WHAT IS REQUIRED: In the copy, keep every record exact and leave out all images.

ENTRIES PROVIDED:

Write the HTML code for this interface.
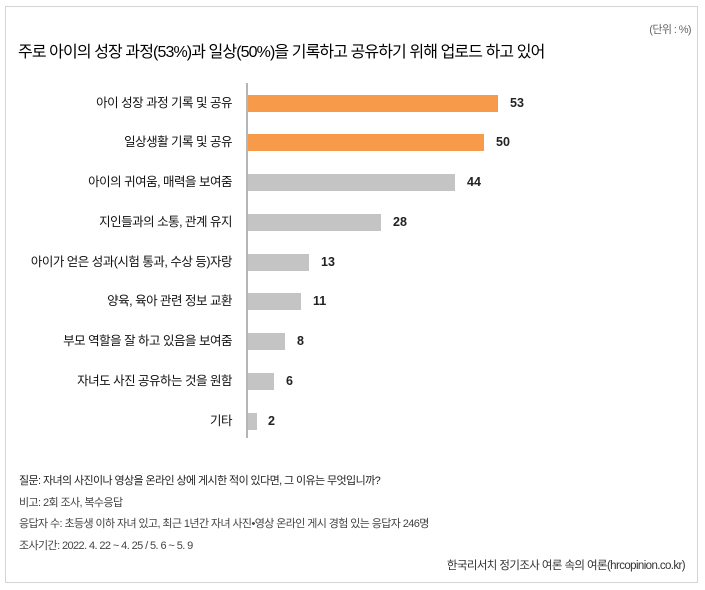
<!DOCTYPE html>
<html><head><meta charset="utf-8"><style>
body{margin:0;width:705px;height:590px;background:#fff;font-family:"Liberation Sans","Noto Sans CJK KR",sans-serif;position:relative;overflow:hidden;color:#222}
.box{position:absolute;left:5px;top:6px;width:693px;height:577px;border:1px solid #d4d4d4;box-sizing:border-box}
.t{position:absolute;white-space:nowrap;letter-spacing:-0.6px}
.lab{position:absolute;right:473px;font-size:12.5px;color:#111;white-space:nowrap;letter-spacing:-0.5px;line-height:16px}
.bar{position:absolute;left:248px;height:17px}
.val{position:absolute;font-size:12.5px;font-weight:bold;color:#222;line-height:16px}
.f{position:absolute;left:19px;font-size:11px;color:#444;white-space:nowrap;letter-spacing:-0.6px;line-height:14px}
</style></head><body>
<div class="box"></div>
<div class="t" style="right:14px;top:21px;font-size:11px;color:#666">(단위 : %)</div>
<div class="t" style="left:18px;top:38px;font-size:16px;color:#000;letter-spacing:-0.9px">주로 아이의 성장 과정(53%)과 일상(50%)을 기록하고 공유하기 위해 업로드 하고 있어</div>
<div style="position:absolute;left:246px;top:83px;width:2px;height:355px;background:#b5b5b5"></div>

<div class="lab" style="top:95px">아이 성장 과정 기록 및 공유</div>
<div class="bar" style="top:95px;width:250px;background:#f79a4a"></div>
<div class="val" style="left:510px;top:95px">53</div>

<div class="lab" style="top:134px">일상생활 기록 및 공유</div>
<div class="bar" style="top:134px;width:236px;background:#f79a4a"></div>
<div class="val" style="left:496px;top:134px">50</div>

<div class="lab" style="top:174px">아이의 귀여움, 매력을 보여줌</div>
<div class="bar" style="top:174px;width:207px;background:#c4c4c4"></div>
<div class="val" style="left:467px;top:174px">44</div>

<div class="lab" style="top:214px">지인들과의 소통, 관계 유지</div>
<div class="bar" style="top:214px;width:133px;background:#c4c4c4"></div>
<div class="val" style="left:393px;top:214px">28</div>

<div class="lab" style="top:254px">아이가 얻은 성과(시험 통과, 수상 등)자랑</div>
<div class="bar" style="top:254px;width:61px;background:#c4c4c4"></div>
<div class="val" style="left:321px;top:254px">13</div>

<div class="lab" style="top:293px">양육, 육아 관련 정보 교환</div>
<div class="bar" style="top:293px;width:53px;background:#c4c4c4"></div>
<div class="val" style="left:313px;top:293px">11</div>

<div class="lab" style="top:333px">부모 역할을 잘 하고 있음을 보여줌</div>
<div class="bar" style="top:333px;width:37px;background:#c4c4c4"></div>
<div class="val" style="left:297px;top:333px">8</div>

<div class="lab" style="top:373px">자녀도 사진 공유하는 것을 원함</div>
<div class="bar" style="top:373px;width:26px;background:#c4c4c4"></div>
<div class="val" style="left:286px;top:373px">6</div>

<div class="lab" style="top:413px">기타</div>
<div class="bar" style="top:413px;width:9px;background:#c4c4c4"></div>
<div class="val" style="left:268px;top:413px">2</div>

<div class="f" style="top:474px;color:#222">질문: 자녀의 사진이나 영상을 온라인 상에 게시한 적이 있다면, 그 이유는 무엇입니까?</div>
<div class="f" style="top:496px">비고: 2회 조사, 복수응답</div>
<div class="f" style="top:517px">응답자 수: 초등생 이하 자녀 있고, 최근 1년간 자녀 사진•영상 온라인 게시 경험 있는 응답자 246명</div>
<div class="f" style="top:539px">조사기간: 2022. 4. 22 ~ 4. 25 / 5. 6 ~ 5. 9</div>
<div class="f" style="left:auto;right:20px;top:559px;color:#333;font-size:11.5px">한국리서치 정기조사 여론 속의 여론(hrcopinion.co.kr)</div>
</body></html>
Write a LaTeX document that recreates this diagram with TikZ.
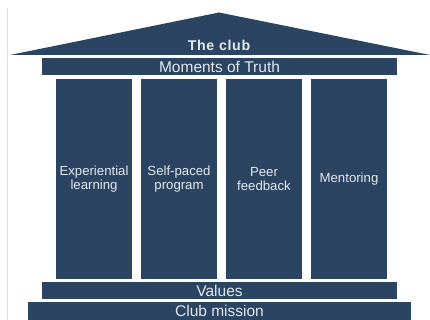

SOLUTION TO THIS EXERCISE:
Write the HTML code for this interface.
<!DOCTYPE html>
<html><head><meta charset="utf-8"><style>
body{margin:0;width:705px;height:590px;background:#fff;font-family:"Liberation Sans","Noto Sans CJK KR",sans-serif;position:relative;overflow:hidden;color:#222}
.box{position:absolute;left:5px;top:6px;width:693px;height:577px;border:1px solid #d4d4d4;box-sizing:border-box}
.t{position:absolute;white-space:nowrap;letter-spacing:-0.6px}
.lab{position:absolute;right:473px;font-size:12.5px;color:#111;white-space:nowrap;letter-spacing:-0.5px;line-height:16px}
.bar{position:absolute;left:248px;height:17px}
.val{position:absolute;font-size:12.5px;font-weight:bold;color:#222;line-height:16px}
.f{position:absolute;left:19px;font-size:11px;color:#444;white-space:nowrap;letter-spacing:-0.6px;line-height:14px}
</style></head><body>
<div class="box"></div>
<div class="t" style="right:14px;top:21px;font-size:11px;color:#666">(단위 : %)</div>
<div class="t" style="left:18px;top:38px;font-size:16px;color:#000;letter-spacing:-0.9px">주로 아이의 성장 과정(53%)과 일상(50%)을 기록하고 공유하기 위해 업로드 하고 있어</div>
<div style="position:absolute;left:246px;top:83px;width:2px;height:355px;background:#b5b5b5"></div>

<div class="lab" style="top:95px">아이 성장 과정 기록 및 공유</div>
<div class="bar" style="top:95px;width:250px;background:#f79a4a"></div>
<div class="val" style="left:510px;top:95px">53</div>

<div class="lab" style="top:134px">일상생활 기록 및 공유</div>
<div class="bar" style="top:134px;width:236px;background:#f79a4a"></div>
<div class="val" style="left:496px;top:134px">50</div>

<div class="lab" style="top:174px">아이의 귀여움, 매력을 보여줌</div>
<div class="bar" style="top:174px;width:207px;background:#c4c4c4"></div>
<div class="val" style="left:467px;top:174px">44</div>

<div class="lab" style="top:214px">지인들과의 소통, 관계 유지</div>
<div class="bar" style="top:214px;width:133px;background:#c4c4c4"></div>
<div class="val" style="left:393px;top:214px">28</div>

<div class="lab" style="top:254px">아이가 얻은 성과(시험 통과, 수상 등)자랑</div>
<div class="bar" style="top:254px;width:61px;background:#c4c4c4"></div>
<div class="val" style="left:321px;top:254px">13</div>

<div class="lab" style="top:293px">양육, 육아 관련 정보 교환</div>
<div class="bar" style="top:293px;width:53px;background:#c4c4c4"></div>
<div class="val" style="left:313px;top:293px">11</div>

<div class="lab" style="top:333px">부모 역할을 잘 하고 있음을 보여줌</div>
<div class="bar" style="top:333px;width:37px;background:#c4c4c4"></div>
<div class="val" style="left:297px;top:333px">8</div>

<div class="lab" style="top:373px">자녀도 사진 공유하는 것을 원함</div>
<div class="bar" style="top:373px;width:26px;background:#c4c4c4"></div>
<div class="val" style="left:286px;top:373px">6</div>

<div class="lab" style="top:413px">기타</div>
<div class="bar" style="top:413px;width:9px;background:#c4c4c4"></div>
<div class="val" style="left:268px;top:413px">2</div>

<div class="f" style="top:474px;color:#222">질문: 자녀의 사진이나 영상을 온라인 상에 게시한 적이 있다면, 그 이유는 무엇입니까?</div>
<div class="f" style="top:496px">비고: 2회 조사, 복수응답</div>
<div class="f" style="top:517px">응답자 수: 초등생 이하 자녀 있고, 최근 1년간 자녀 사진•영상 온라인 게시 경험 있는 응답자 246명</div>
<div class="f" style="top:539px">조사기간: 2022. 4. 22 ~ 4. 25 / 5. 6 ~ 5. 9</div>
<div class="f" style="left:auto;right:20px;top:559px;color:#333;font-size:11.5px">한국리서치 정기조사 여론 속의 여론(hrcopinion.co.kr)</div>
</body></html>
Write a LaTeX document that recreates this diagram with TikZ.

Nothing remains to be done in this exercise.